━━━━━ DATA PROVIDED ━━━━━

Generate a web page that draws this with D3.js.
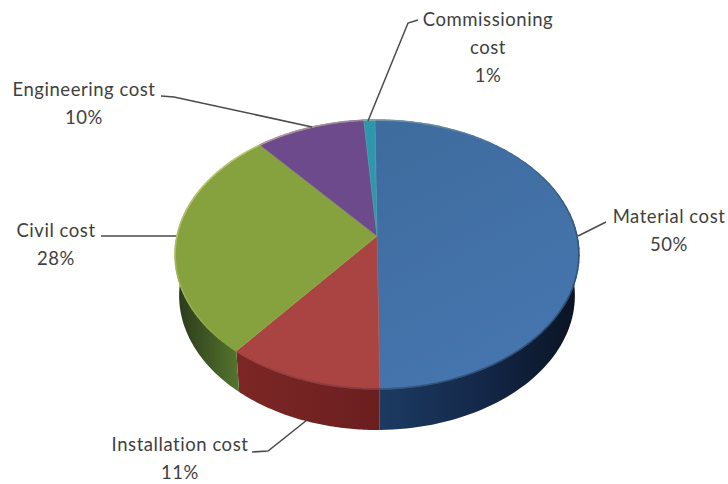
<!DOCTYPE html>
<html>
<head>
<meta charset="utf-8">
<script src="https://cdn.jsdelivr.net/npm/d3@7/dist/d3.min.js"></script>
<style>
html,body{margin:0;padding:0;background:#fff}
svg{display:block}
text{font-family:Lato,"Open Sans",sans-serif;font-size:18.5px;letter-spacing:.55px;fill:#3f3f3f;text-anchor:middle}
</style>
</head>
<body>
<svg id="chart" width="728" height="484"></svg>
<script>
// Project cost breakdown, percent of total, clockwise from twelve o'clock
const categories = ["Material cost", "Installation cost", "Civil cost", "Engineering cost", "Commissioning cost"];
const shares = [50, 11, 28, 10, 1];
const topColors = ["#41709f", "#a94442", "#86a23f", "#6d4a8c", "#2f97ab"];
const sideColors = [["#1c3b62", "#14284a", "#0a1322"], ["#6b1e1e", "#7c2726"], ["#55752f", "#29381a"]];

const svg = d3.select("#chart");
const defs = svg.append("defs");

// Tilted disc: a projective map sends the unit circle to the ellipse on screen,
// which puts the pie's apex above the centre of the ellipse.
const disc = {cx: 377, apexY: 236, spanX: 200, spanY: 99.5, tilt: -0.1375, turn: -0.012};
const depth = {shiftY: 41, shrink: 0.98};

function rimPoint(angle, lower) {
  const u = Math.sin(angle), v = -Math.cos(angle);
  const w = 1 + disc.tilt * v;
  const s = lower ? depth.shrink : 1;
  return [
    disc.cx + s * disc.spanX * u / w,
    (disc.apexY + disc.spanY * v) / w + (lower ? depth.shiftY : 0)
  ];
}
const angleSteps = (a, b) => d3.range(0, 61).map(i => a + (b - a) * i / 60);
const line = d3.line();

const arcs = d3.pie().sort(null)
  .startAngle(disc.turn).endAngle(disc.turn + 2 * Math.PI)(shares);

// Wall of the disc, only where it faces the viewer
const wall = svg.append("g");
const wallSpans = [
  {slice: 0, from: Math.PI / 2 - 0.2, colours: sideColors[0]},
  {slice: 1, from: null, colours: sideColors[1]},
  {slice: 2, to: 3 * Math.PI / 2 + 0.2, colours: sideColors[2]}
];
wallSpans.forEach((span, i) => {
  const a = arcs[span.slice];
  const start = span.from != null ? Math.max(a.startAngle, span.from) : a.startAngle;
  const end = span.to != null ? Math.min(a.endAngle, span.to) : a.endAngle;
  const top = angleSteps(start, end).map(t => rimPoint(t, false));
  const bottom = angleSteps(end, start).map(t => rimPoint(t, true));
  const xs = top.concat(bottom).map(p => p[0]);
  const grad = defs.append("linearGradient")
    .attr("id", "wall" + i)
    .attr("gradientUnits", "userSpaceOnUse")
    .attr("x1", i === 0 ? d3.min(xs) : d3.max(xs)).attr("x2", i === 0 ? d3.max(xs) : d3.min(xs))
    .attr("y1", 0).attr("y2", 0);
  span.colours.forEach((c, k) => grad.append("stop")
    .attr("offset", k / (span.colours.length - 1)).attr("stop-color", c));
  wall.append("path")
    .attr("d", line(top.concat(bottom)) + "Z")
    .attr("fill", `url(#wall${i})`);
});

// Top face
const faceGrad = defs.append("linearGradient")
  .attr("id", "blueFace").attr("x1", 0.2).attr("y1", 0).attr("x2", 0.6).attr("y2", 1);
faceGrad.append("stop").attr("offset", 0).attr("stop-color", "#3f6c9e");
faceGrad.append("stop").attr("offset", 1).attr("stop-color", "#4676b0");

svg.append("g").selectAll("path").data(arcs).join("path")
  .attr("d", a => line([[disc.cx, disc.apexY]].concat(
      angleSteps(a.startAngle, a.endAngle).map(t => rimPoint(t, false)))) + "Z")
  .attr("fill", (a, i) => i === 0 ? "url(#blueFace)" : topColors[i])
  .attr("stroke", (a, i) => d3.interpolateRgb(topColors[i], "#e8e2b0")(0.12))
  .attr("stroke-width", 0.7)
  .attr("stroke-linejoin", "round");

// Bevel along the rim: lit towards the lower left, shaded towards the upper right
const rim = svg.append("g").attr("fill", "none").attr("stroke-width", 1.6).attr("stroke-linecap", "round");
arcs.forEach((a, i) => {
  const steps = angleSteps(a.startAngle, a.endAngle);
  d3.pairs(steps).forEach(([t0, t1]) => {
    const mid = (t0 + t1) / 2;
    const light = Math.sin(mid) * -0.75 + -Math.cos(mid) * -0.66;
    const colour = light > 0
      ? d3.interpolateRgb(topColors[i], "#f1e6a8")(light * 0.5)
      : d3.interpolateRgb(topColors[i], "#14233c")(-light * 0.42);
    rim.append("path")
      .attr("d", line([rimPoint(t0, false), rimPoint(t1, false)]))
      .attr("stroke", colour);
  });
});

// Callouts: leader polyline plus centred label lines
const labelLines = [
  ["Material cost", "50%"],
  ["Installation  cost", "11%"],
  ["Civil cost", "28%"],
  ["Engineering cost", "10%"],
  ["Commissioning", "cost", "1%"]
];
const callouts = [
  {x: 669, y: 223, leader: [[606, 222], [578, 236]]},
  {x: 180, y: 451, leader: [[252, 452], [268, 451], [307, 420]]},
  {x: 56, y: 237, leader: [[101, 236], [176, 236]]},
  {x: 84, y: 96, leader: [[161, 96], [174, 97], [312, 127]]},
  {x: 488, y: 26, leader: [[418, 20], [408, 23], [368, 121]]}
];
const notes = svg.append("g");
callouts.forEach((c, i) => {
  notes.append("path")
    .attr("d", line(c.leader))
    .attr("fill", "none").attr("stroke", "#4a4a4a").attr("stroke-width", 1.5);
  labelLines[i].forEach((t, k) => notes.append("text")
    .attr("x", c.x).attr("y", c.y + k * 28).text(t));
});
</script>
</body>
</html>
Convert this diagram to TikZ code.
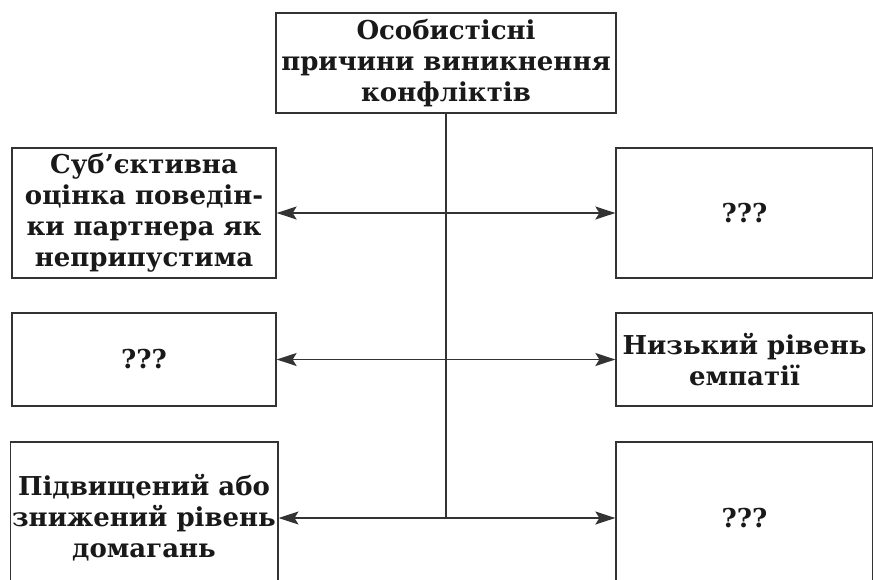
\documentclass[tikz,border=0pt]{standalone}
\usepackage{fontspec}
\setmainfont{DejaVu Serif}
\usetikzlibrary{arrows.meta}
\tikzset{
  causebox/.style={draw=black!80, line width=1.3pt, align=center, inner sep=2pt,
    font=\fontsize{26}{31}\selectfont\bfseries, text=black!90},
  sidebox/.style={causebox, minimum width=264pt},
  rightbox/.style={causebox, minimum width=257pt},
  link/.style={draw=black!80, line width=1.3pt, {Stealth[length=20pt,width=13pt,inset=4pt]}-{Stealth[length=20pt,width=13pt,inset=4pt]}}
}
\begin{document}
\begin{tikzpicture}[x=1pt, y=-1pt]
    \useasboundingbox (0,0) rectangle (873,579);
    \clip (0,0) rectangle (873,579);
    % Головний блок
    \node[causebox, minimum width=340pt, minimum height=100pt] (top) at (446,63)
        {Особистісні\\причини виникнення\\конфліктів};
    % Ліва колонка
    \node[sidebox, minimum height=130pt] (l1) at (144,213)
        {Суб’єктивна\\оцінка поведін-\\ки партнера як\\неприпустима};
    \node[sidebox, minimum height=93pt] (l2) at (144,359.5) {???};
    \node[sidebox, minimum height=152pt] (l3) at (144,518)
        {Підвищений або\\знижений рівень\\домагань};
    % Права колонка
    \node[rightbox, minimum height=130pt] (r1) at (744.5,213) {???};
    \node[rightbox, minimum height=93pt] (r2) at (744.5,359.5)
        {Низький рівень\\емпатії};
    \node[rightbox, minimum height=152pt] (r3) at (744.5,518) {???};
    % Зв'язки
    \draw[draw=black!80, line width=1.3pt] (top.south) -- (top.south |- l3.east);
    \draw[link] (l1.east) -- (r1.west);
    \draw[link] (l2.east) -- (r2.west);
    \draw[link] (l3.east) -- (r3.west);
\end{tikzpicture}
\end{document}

━━━━━
━━━━━ DATA PROVIDED ━━━━━

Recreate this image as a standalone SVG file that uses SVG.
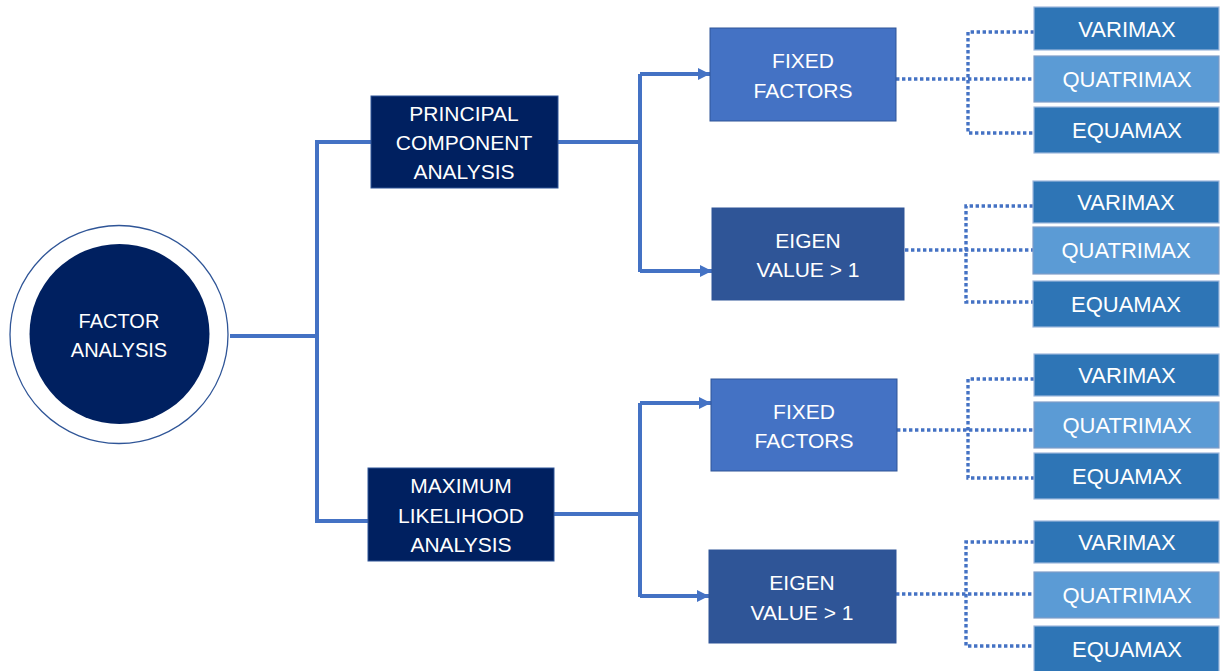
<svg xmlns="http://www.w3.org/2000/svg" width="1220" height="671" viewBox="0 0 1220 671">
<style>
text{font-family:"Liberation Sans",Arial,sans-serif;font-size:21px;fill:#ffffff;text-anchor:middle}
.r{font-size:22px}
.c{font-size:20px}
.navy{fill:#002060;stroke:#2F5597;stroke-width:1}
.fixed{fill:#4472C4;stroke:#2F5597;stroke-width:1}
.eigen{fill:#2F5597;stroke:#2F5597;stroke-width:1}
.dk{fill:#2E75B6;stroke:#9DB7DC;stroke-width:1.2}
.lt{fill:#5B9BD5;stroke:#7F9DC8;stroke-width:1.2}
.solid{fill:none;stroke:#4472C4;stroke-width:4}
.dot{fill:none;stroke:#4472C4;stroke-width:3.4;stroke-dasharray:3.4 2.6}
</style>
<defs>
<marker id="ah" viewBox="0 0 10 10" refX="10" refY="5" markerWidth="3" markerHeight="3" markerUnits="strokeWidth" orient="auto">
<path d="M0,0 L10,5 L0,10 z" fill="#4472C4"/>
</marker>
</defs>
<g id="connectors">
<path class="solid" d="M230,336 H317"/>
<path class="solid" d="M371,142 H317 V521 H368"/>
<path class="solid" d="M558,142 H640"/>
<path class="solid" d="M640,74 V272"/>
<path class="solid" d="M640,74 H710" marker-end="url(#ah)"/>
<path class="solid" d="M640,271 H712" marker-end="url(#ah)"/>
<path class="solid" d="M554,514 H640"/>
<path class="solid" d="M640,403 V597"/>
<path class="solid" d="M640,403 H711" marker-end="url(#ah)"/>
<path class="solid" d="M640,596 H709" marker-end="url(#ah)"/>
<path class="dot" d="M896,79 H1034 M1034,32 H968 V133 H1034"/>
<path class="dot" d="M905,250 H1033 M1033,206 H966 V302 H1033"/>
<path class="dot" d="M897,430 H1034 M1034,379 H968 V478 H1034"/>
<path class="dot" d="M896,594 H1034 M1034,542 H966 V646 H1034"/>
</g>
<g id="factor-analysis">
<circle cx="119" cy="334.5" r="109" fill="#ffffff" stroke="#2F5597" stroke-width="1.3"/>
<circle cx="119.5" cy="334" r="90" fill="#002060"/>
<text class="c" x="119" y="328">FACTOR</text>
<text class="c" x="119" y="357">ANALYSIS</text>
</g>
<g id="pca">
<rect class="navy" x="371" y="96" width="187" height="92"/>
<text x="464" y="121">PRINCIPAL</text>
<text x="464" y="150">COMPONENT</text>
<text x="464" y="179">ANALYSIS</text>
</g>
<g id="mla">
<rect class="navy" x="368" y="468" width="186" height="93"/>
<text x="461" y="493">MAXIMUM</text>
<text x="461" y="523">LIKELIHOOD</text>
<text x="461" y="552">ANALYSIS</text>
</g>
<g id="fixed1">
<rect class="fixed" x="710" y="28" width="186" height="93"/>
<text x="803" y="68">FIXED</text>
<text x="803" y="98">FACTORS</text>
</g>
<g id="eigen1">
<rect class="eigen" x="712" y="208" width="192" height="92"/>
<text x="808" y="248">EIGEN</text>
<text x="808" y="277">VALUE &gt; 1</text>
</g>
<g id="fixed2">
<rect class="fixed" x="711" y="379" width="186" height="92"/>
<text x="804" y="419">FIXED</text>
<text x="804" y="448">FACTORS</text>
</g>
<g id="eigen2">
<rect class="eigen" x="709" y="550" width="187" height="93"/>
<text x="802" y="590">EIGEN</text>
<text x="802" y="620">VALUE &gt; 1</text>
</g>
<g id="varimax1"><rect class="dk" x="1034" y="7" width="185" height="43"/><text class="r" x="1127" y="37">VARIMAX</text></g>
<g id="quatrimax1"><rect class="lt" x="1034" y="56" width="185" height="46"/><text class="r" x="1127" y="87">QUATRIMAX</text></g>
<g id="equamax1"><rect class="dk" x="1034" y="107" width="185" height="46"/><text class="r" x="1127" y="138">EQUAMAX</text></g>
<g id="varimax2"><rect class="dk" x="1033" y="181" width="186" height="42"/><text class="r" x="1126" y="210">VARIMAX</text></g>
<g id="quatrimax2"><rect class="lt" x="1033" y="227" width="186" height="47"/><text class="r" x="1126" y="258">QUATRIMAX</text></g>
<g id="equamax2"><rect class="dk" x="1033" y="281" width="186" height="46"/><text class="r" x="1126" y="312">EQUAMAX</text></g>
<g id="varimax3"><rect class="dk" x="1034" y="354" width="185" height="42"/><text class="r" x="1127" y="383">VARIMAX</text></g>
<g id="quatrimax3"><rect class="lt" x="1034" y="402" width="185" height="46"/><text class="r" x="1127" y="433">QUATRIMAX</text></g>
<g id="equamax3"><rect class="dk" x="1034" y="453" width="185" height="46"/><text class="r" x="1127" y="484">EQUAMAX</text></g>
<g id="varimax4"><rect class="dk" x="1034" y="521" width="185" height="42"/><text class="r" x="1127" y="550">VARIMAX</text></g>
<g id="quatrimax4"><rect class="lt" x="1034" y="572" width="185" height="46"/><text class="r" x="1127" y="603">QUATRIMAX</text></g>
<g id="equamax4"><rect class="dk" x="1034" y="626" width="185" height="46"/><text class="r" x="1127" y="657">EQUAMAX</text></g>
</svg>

━━━━━

TASK OBJECTIVE: Make an exact copy of the lines from the one holding "Generate a web" through the one holding "2 * Math.PI)(shares);", end lines included, without the pictures.

TASK RESULT:
Generate a web page that draws this with D3.js.
<!DOCTYPE html>
<html>
<head>
<meta charset="utf-8">
<script src="https://cdn.jsdelivr.net/npm/d3@7/dist/d3.min.js"></script>
<style>
html,body{margin:0;padding:0;background:#fff}
svg{display:block}
text{font-family:Lato,"Open Sans",sans-serif;font-size:18.5px;letter-spacing:.55px;fill:#3f3f3f;text-anchor:middle}
</style>
</head>
<body>
<svg id="chart" width="728" height="484"></svg>
<script>
// Project cost breakdown, percent of total, clockwise from twelve o'clock
const categories = ["Material cost", "Installation cost", "Civil cost", "Engineering cost", "Commissioning cost"];
const shares = [50, 11, 28, 10, 1];
const topColors = ["#41709f", "#a94442", "#86a23f", "#6d4a8c", "#2f97ab"];
const sideColors = [["#1c3b62", "#14284a", "#0a1322"], ["#6b1e1e", "#7c2726"], ["#55752f", "#29381a"]];

const svg = d3.select("#chart");
const defs = svg.append("defs");

// Tilted disc: a projective map sends the unit circle to the ellipse on screen,
// which puts the pie's apex above the centre of the ellipse.
const disc = {cx: 377, apexY: 236, spanX: 200, spanY: 99.5, tilt: -0.1375, turn: -0.012};
const depth = {shiftY: 41, shrink: 0.98};

function rimPoint(angle, lower) {
  const u = Math.sin(angle), v = -Math.cos(angle);
  const w = 1 + disc.tilt * v;
  const s = lower ? depth.shrink : 1;
  return [
    disc.cx + s * disc.spanX * u / w,
    (disc.apexY + disc.spanY * v) / w + (lower ? depth.shiftY : 0)
  ];
}
const angleSteps = (a, b) => d3.range(0, 61).map(i => a + (b - a) * i / 60);
const line = d3.line();

const arcs = d3.pie().sort(null)
  .startAngle(disc.turn).endAngle(disc.turn + 2 * Math.PI)(shares);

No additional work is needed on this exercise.